- _GIVEN INSTRUCTION_:
What is to be printed is the span of lines starting at the one containing "Rebuild this chart" and ending at the one containing "80, 90, 100];", reproduced exactly with pictures left out.
┌────────
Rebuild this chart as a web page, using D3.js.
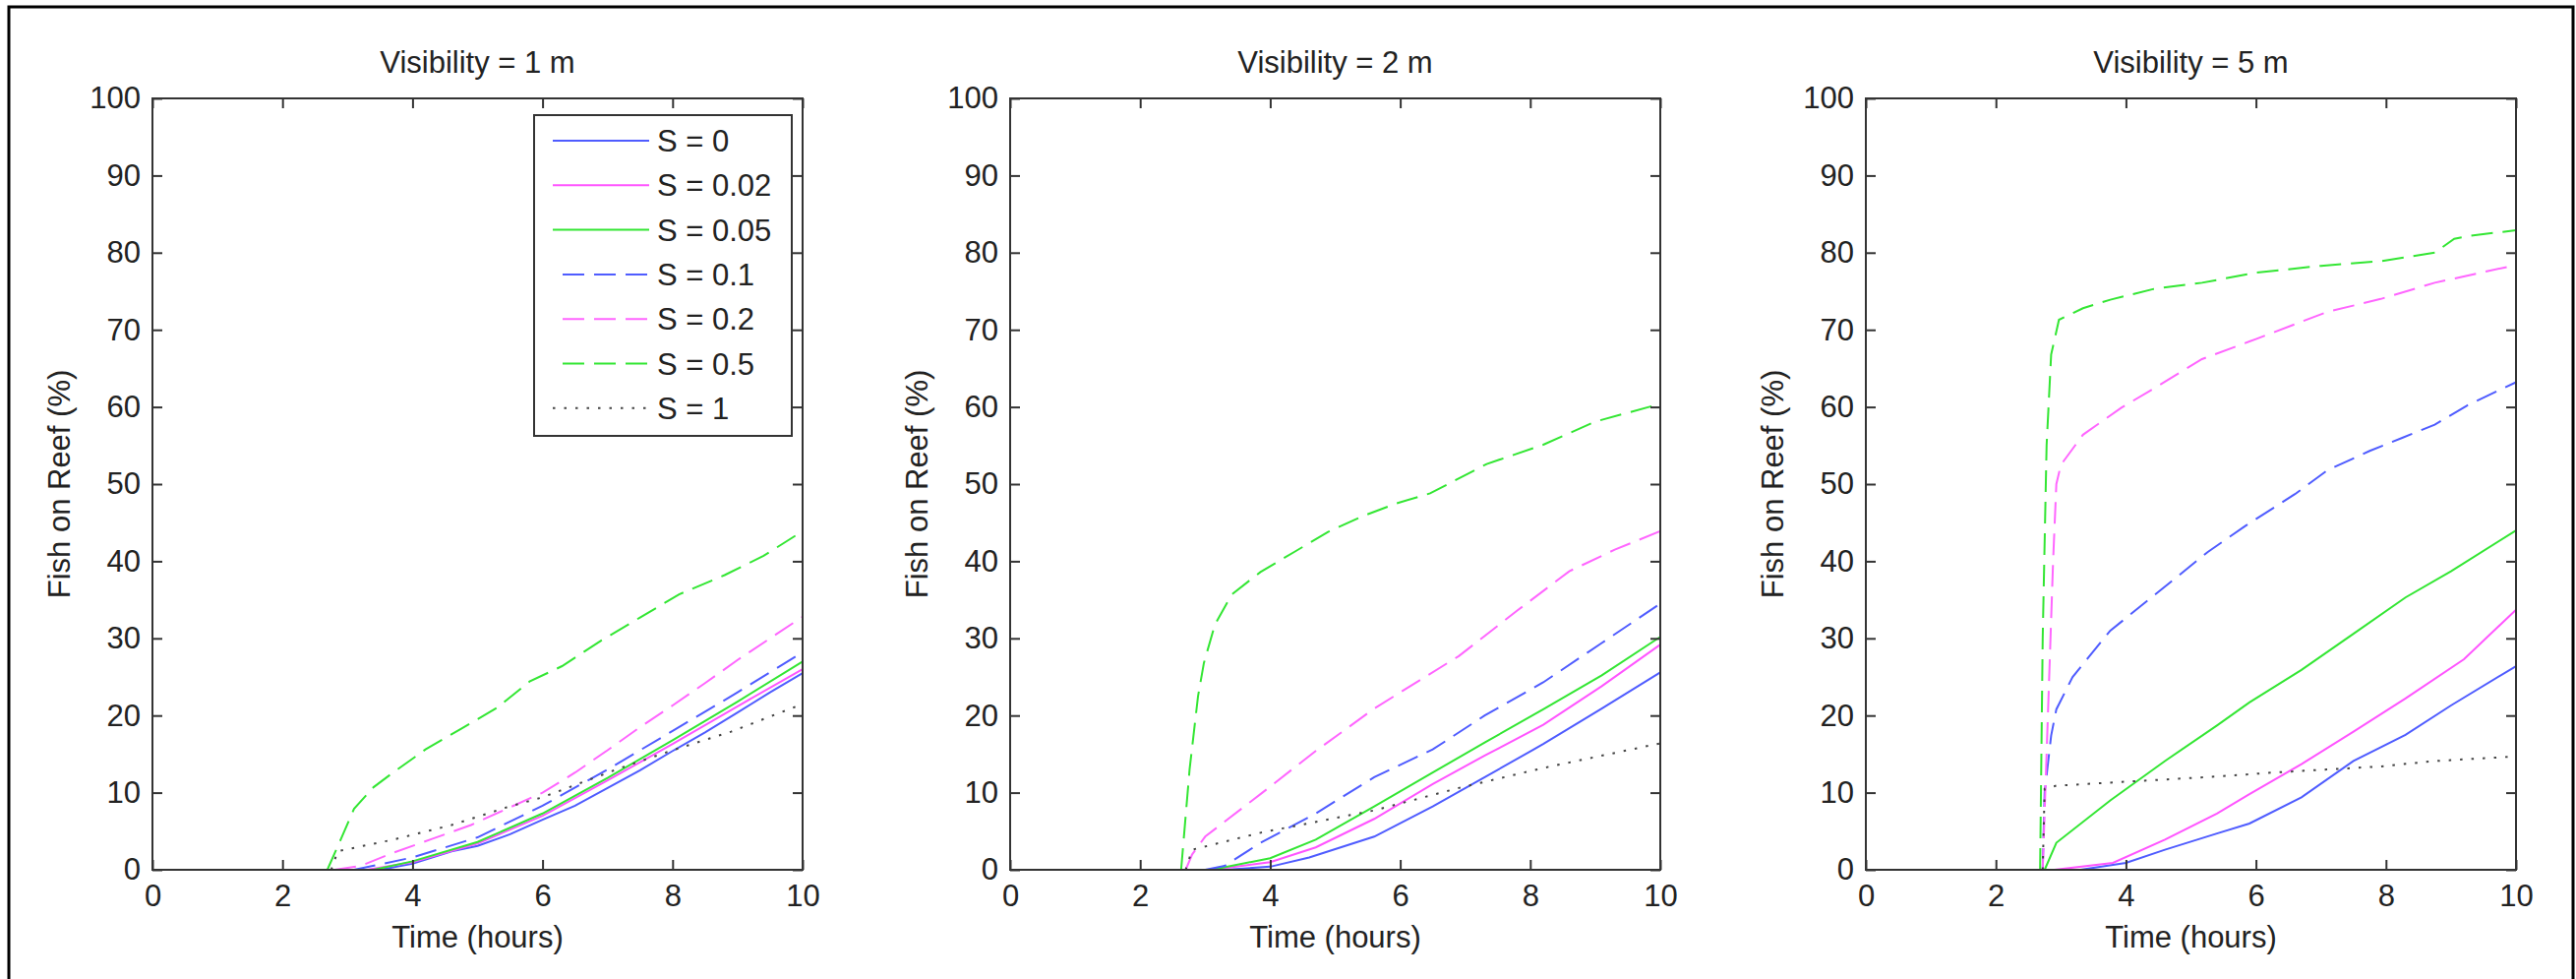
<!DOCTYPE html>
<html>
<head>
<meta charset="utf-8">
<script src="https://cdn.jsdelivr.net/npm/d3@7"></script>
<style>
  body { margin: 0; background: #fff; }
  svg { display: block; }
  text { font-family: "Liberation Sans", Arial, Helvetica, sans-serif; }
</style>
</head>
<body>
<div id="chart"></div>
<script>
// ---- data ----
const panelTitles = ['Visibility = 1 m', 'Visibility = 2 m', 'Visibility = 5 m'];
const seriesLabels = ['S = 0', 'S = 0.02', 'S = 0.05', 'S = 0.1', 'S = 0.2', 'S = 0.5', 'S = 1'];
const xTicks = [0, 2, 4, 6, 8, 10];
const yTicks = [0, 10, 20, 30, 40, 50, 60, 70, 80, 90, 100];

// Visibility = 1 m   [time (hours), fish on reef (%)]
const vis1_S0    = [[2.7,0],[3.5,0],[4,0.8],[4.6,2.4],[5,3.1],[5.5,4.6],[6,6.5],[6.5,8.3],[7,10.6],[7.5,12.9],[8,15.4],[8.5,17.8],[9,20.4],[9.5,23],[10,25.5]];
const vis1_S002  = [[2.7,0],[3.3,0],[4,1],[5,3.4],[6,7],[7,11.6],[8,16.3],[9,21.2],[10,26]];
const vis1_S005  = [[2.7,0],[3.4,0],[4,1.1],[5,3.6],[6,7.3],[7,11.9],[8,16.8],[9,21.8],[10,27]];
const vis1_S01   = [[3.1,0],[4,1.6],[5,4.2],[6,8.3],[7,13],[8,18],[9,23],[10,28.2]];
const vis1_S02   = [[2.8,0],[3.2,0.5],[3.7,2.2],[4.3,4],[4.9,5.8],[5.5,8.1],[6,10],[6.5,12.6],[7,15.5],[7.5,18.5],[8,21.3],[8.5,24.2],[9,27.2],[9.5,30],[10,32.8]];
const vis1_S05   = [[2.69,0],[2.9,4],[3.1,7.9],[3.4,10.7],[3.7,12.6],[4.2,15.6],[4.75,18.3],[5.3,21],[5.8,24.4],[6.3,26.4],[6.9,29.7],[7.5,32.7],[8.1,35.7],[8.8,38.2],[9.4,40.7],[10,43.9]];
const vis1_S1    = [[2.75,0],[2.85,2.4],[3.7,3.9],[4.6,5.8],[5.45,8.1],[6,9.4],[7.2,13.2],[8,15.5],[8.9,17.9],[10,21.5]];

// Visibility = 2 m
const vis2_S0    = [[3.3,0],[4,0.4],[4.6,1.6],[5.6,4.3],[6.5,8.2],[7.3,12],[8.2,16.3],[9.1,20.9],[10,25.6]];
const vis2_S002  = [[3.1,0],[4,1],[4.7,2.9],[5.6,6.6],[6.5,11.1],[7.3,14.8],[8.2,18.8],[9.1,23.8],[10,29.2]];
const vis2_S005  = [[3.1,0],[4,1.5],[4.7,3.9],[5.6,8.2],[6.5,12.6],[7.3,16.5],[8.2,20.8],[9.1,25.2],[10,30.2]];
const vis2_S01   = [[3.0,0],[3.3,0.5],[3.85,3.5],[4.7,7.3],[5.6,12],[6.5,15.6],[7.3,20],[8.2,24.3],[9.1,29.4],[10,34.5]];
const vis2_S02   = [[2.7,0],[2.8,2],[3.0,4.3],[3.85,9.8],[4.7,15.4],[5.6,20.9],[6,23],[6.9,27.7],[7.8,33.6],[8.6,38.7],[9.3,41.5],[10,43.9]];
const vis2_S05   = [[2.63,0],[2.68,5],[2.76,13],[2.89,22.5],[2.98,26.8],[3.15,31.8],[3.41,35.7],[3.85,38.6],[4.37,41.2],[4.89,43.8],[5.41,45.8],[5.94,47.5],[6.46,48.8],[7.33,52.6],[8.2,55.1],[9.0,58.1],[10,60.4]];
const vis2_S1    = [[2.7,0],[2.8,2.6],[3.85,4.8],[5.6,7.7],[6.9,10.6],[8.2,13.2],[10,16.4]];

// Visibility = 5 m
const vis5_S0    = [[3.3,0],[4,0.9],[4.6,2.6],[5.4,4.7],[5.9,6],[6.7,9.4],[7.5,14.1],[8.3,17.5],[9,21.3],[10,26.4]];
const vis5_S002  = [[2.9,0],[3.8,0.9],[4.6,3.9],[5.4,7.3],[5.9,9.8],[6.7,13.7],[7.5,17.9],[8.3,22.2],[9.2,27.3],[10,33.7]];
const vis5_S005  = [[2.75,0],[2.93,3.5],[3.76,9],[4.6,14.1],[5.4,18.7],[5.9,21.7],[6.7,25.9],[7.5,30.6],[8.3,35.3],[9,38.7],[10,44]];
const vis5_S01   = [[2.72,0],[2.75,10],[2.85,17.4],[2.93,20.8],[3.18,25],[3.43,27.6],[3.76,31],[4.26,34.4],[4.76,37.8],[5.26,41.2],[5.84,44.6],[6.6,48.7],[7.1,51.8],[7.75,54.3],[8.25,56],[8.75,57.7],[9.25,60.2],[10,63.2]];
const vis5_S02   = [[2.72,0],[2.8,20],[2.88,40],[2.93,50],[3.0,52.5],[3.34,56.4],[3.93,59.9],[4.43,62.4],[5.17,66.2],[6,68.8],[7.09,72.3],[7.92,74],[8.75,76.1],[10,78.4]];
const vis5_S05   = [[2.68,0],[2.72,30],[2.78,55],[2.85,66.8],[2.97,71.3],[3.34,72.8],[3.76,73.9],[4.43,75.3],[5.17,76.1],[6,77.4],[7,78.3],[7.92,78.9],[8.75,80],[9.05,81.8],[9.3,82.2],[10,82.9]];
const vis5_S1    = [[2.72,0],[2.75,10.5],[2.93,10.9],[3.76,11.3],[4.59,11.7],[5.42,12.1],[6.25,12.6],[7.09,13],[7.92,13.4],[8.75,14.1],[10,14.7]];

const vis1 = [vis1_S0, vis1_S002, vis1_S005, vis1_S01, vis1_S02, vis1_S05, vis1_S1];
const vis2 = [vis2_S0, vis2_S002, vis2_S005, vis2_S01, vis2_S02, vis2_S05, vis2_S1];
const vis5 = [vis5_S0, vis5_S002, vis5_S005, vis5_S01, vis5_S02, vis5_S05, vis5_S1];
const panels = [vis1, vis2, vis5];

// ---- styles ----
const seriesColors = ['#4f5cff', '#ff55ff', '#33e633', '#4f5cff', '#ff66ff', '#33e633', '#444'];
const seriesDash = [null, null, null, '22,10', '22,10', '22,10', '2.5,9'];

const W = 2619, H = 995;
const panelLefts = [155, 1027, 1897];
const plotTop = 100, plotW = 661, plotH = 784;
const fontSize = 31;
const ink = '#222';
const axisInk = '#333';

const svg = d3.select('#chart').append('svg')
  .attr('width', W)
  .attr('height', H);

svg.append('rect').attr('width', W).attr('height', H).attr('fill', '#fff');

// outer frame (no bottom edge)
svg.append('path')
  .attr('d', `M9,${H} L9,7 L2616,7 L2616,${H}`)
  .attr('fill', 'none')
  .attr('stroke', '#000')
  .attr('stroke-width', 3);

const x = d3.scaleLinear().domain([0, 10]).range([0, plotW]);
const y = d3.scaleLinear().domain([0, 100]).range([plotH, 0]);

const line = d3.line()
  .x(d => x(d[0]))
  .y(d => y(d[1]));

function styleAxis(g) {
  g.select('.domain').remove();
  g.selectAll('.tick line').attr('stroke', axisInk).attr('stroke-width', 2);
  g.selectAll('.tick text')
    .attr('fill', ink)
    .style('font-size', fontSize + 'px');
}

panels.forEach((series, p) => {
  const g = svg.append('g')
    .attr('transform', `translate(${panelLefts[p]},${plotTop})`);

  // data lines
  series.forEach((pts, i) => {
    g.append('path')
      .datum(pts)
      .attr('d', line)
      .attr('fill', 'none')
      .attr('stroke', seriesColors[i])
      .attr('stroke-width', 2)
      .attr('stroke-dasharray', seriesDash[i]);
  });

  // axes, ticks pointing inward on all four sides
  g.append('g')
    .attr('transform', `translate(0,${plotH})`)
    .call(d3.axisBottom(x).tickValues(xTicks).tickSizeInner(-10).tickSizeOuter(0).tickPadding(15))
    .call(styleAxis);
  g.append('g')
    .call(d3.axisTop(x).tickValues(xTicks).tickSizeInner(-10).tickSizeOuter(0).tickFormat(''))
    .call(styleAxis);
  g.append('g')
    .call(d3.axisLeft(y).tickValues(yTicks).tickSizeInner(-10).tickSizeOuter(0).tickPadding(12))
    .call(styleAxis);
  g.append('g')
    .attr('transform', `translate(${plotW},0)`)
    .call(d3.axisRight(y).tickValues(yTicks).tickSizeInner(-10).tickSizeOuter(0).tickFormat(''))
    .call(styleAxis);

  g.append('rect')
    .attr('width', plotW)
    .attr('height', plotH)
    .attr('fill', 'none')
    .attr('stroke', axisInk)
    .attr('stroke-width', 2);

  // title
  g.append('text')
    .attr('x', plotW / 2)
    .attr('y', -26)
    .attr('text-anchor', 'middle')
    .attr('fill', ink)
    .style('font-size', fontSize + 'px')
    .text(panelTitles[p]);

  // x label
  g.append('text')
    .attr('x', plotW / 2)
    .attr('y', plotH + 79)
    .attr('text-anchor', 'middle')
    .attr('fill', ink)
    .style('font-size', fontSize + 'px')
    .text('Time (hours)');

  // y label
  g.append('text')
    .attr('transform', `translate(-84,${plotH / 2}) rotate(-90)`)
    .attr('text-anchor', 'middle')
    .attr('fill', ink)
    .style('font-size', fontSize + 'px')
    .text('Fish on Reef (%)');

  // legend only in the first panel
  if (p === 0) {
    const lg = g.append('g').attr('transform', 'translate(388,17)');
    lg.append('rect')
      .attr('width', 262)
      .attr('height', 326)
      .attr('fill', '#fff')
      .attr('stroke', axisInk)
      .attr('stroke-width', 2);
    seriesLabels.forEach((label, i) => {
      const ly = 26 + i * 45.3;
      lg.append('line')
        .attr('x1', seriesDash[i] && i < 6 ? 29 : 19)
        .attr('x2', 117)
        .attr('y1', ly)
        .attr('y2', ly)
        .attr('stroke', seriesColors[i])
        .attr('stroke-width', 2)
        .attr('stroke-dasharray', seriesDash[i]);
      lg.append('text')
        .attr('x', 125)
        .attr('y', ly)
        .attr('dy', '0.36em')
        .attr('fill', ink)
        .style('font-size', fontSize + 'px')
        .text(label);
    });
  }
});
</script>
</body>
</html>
└────────
┌────────
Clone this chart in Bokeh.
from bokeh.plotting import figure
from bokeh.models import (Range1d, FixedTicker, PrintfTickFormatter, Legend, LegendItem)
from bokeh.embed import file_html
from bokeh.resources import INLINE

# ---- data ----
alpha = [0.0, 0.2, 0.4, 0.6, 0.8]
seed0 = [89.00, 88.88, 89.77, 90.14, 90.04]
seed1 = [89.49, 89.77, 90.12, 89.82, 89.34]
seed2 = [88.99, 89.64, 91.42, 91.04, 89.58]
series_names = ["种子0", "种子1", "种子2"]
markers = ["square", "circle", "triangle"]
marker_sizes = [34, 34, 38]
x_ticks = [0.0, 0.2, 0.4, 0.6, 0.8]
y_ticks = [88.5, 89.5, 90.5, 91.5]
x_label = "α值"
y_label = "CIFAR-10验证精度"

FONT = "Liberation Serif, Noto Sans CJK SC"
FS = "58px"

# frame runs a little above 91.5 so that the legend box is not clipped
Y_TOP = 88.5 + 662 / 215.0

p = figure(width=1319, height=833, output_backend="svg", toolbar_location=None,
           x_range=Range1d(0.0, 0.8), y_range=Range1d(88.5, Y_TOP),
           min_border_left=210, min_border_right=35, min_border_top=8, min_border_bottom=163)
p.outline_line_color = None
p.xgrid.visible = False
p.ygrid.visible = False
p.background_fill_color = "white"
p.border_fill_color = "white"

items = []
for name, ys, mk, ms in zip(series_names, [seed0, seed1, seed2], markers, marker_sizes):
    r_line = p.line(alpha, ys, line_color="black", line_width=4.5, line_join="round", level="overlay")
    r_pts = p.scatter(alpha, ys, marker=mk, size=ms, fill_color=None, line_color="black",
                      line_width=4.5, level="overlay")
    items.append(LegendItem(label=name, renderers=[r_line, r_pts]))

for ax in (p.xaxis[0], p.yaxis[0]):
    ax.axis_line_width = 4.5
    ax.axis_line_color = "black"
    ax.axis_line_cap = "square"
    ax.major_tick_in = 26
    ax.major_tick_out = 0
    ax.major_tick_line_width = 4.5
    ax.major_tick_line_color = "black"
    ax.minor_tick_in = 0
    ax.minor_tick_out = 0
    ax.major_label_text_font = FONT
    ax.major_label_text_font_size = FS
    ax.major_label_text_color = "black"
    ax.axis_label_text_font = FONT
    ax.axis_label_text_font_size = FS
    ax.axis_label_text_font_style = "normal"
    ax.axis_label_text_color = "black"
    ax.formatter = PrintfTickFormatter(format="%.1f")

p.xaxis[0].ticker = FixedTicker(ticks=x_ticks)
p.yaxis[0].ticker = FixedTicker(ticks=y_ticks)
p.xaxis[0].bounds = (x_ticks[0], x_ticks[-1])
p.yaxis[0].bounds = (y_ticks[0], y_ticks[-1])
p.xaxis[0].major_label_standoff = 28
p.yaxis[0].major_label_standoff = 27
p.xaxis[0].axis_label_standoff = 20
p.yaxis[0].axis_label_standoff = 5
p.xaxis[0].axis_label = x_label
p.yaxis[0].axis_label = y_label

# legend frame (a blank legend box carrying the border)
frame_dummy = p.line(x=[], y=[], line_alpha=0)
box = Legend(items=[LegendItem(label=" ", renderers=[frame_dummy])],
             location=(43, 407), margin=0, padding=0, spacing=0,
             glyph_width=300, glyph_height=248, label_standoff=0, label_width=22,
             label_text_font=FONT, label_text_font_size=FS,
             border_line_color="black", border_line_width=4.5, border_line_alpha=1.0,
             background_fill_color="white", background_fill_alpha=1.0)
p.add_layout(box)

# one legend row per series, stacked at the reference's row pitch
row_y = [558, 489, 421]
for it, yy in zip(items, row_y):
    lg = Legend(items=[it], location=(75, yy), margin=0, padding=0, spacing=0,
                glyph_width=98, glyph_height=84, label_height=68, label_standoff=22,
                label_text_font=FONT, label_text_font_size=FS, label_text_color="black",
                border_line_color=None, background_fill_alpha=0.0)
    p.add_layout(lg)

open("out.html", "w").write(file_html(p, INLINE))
└────────
- _FINAL RESULT_:
Rebuild this chart as a web page, using D3.js.
<!DOCTYPE html>
<html>
<head>
<meta charset="utf-8">
<script src="https://cdn.jsdelivr.net/npm/d3@7"></script>
<style>
  body { margin: 0; background: #fff; }
  svg { display: block; }
  text { font-family: "Liberation Sans", Arial, Helvetica, sans-serif; }
</style>
</head>
<body>
<div id="chart"></div>
<script>
// ---- data ----
const panelTitles = ['Visibility = 1 m', 'Visibility = 2 m', 'Visibility = 5 m'];
const seriesLabels = ['S = 0', 'S = 0.02', 'S = 0.05', 'S = 0.1', 'S = 0.2', 'S = 0.5', 'S = 1'];
const xTicks = [0, 2, 4, 6, 8, 10];
const yTicks = [0, 10, 20, 30, 40, 50, 60, 70, 80, 90, 100];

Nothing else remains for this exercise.